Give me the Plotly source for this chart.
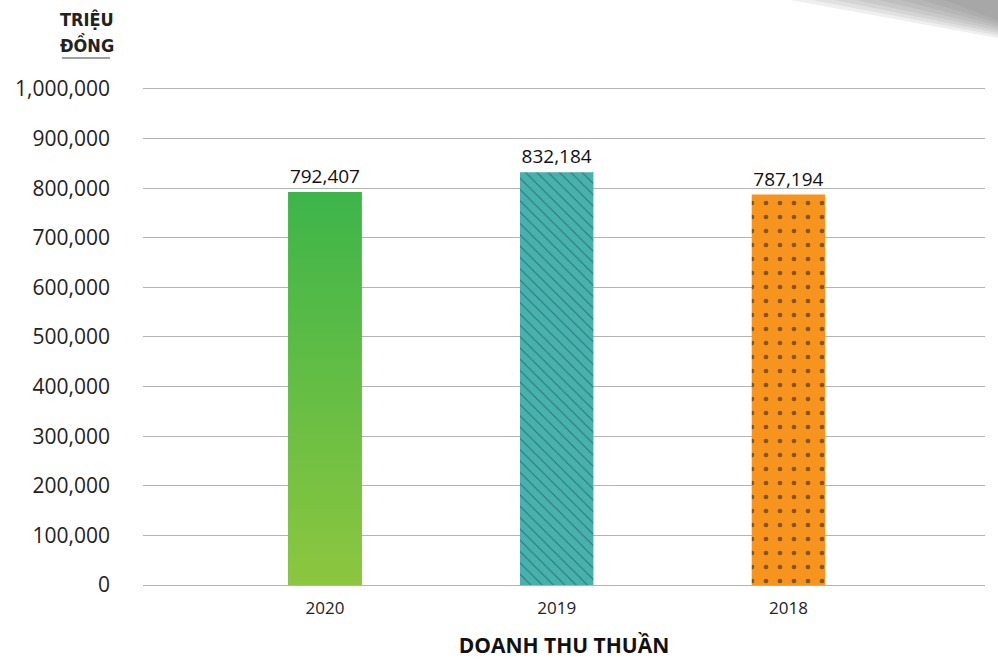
import plotly.graph_objects as go

years = ["2020", "2019", "2018"]
values = [792407, 832184, 787194]
value_labels = ["792,407", "832,184", "787,194"]
y_ticks = [0, 100000, 200000, 300000, 400000, 500000, 600000, 700000, 800000, 900000, 1000000]
y_ticktext = ["0", "100,000", "200,000", "300,000", "400,000", "500,000", "600,000",
              "700,000", "800,000", "900,000", "1,000,000"]
x_title = "DOANH THU THUẦN"
unit_line1 = "TRIỆU"
unit_line2 = "ĐỒNG"

bar_colors = ["#3db54a", "#47b1ae", "#f7941d"]
pat_shapes = ["", "\\", "."]
pat_fg = ["#3db54a", "#12302f", "#111111"]
pat_size = [8, 8, 14]
pat_solid = [0.2, 0.12, 0.09]

FONT = "Open Sans"
W, H = 998, 659
ML, MR, MT, MB = 143, 13, 84, 74
PW, PH = W - ML - MR, H - MT - MB
YMAX = 1010000
BAR_W = 0.317
xs = list(range(len(years)))


def px2paper(px, py):
    return (px - ML) / PW, (H - MB - py) / PH


fig = go.Figure()

for i in xs:
    fig.add_trace(go.Bar(
        x=[xs[i]], y=[values[i]], width=BAR_W,
        marker=dict(
            color=bar_colors[i],
            line=dict(width=0),
            pattern=dict(shape=pat_shapes[i], fgcolor=pat_fg[i], bgcolor=bar_colors[i],
                         size=pat_size[i], solidity=pat_solid[i], fillmode="overlay"),
        ),
        text=[value_labels[i]], textposition="outside", cliponaxis=False,
        textfont=dict(family=FONT, size=19, color="#111111"),
        hoverinfo="skip", showlegend=False,
    ))

# gradient overlay for the 2020 bar
i0 = 0
fig.add_trace(go.Scatter(
    x=[xs[i0] - BAR_W / 2, xs[i0] - BAR_W / 2, xs[i0] + BAR_W / 2, xs[i0] + BAR_W / 2, xs[i0] - BAR_W / 2],
    y=[0, values[i0], values[i0], 0, 0],
    mode="lines", line=dict(width=0), fill="toself",
    fillgradient=dict(type="vertical", colorscale=[[0, "#8dc63f"], [1, "#3db54a"]]),
    hoverinfo="skip", showlegend=False,
))

# decorative gray corner wedge (layered for a soft gradient)
shapes = []
for k in range(8):
    x0 = 790 + k * 22
    shapes.append(dict(
        type="path", xref="paper", yref="paper",
        path="M {} {} L {} {} L {} {} Z".format(
            *px2paper(x0, 0), *px2paper(W, 0), *px2paper(W, 38 - k * 2.5)),
        fillcolor="rgba(120,120,120,0.12)", line=dict(width=0), layer="above",
    ))
# underline under unit label
ax0, ay0 = px2paper(62, 58)
ax1, ay1 = px2paper(110, 58)
shapes.append(dict(type="line", xref="paper", yref="paper", x0=ax0, y0=ay0, x1=ax1, y1=ay1,
                   line=dict(color="#808080", width=1.5)))

annotations = []
for txt, py in [(unit_line1, 20), (unit_line2, 45)]:
    ax, ay = px2paper(87, py)
    annotations.append(dict(text="<b>" + txt + "</b>", xref="paper", yref="paper", x=ax, y=ay,
                            xanchor="center", yanchor="middle", showarrow=False,
                            font=dict(family="DejaVu Sans Condensed, Roboto", size=18, color="#222222")))

fig.update_layout(
    width=W, height=H,
    margin=dict(l=ML, r=MR, t=MT, b=MB),
    paper_bgcolor="white", plot_bgcolor="white",
    shapes=shapes, annotations=annotations,
    xaxis=dict(
        range=[-0.785, 2.848], tickvals=xs, ticktext=years,
        tickfont=dict(family=FONT, size=17, color="#222222"),
        showgrid=False, zeroline=False, showline=False, ticks="",
        ticklabelstandoff=11, automargin=False,
        title=dict(text="<b>" + x_title + "</b>", font=dict(family=FONT, size=21, color="#111111"),
                   standoff=21),
    ),
    yaxis=dict(
        range=[0, YMAX], tickvals=y_ticks, ticktext=y_ticktext,
        tickfont=dict(family=FONT, size=21, color="#222222"),
        showgrid=True, gridcolor="#b3b3b3", gridwidth=1,
        zeroline=True, zerolinecolor="#b3b3b3", zerolinewidth=1,
        showline=False, ticks="", ticklabelstandoff=32, automargin=False,
    ),
)

fig.write_html("out.html")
☆ ☆ ☆ ☆ ☆ ☆ ☆
Without the pictures, copy the material exactly as given.

Give me the Plotly source for this chart.
import plotly.graph_objects as go

years = ["2020", "2019", "2018"]
values = [792407, 832184, 787194]
value_labels = ["792,407", "832,184", "787,194"]
y_ticks = [0, 100000, 200000, 300000, 400000, 500000, 600000, 700000, 800000, 900000, 1000000]
y_ticktext = ["0", "100,000", "200,000", "300,000", "400,000", "500,000", "600,000",
              "700,000", "800,000", "900,000", "1,000,000"]
x_title = "DOANH THU THUẦN"
unit_line1 = "TRIỆU"
unit_line2 = "ĐỒNG"

bar_colors = ["#3db54a", "#47b1ae", "#f7941d"]
pat_shapes = ["", "\\", "."]
pat_fg = ["#3db54a", "#12302f", "#111111"]
pat_size = [8, 8, 14]
pat_solid = [0.2, 0.12, 0.09]

FONT = "Open Sans"
W, H = 998, 659
ML, MR, MT, MB = 143, 13, 84, 74
PW, PH = W - ML - MR, H - MT - MB
YMAX = 1010000
BAR_W = 0.317
xs = list(range(len(years)))


def px2paper(px, py):
    return (px - ML) / PW, (H - MB - py) / PH


fig = go.Figure()

for i in xs:
    fig.add_trace(go.Bar(
        x=[xs[i]], y=[values[i]], width=BAR_W,
        marker=dict(
            color=bar_colors[i],
            line=dict(width=0),
            pattern=dict(shape=pat_shapes[i], fgcolor=pat_fg[i], bgcolor=bar_colors[i],
                         size=pat_size[i], solidity=pat_solid[i], fillmode="overlay"),
        ),
        text=[value_labels[i]], textposition="outside", cliponaxis=False,
        textfont=dict(family=FONT, size=19, color="#111111"),
        hoverinfo="skip", showlegend=False,
    ))

# gradient overlay for the 2020 bar
i0 = 0
fig.add_trace(go.Scatter(
    x=[xs[i0] - BAR_W / 2, xs[i0] - BAR_W / 2, xs[i0] + BAR_W / 2, xs[i0] + BAR_W / 2, xs[i0] - BAR_W / 2],
    y=[0, values[i0], values[i0], 0, 0],
    mode="lines", line=dict(width=0), fill="toself",
    fillgradient=dict(type="vertical", colorscale=[[0, "#8dc63f"], [1, "#3db54a"]]),
    hoverinfo="skip", showlegend=False,
))

# decorative gray corner wedge (layered for a soft gradient)
shapes = []
for k in range(8):
    x0 = 790 + k * 22
    shapes.append(dict(
        type="path", xref="paper", yref="paper",
        path="M {} {} L {} {} L {} {} Z".format(
            *px2paper(x0, 0), *px2paper(W, 0), *px2paper(W, 38 - k * 2.5)),
        fillcolor="rgba(120,120,120,0.12)", line=dict(width=0), layer="above",
    ))
# underline under unit label
ax0, ay0 = px2paper(62, 58)
ax1, ay1 = px2paper(110, 58)
shapes.append(dict(type="line", xref="paper", yref="paper", x0=ax0, y0=ay0, x1=ax1, y1=ay1,
                   line=dict(color="#808080", width=1.5)))

annotations = []
for txt, py in [(unit_line1, 20), (unit_line2, 45)]:
    ax, ay = px2paper(87, py)
    annotations.append(dict(text="<b>" + txt + "</b>", xref="paper", yref="paper", x=ax, y=ay,
                            xanchor="center", yanchor="middle", showarrow=False,
                            font=dict(family="DejaVu Sans Condensed, Roboto", size=18, color="#222222")))

fig.update_layout(
    width=W, height=H,
    margin=dict(l=ML, r=MR, t=MT, b=MB),
    paper_bgcolor="white", plot_bgcolor="white",
    shapes=shapes, annotations=annotations,
    xaxis=dict(
        range=[-0.785, 2.848], tickvals=xs, ticktext=years,
        tickfont=dict(family=FONT, size=17, color="#222222"),
        showgrid=False, zeroline=False, showline=False, ticks="",
        ticklabelstandoff=11, automargin=False,
        title=dict(text="<b>" + x_title + "</b>", font=dict(family=FONT, size=21, color="#111111"),
                   standoff=21),
    ),
    yaxis=dict(
        range=[0, YMAX], tickvals=y_ticks, ticktext=y_ticktext,
        tickfont=dict(family=FONT, size=21, color="#222222"),
        showgrid=True, gridcolor="#b3b3b3", gridwidth=1,
        zeroline=True, zerolinecolor="#b3b3b3", zerolinewidth=1,
        showline=False, ticks="", ticklabelstandoff=32, automargin=False,
    ),
)

fig.write_html("out.html")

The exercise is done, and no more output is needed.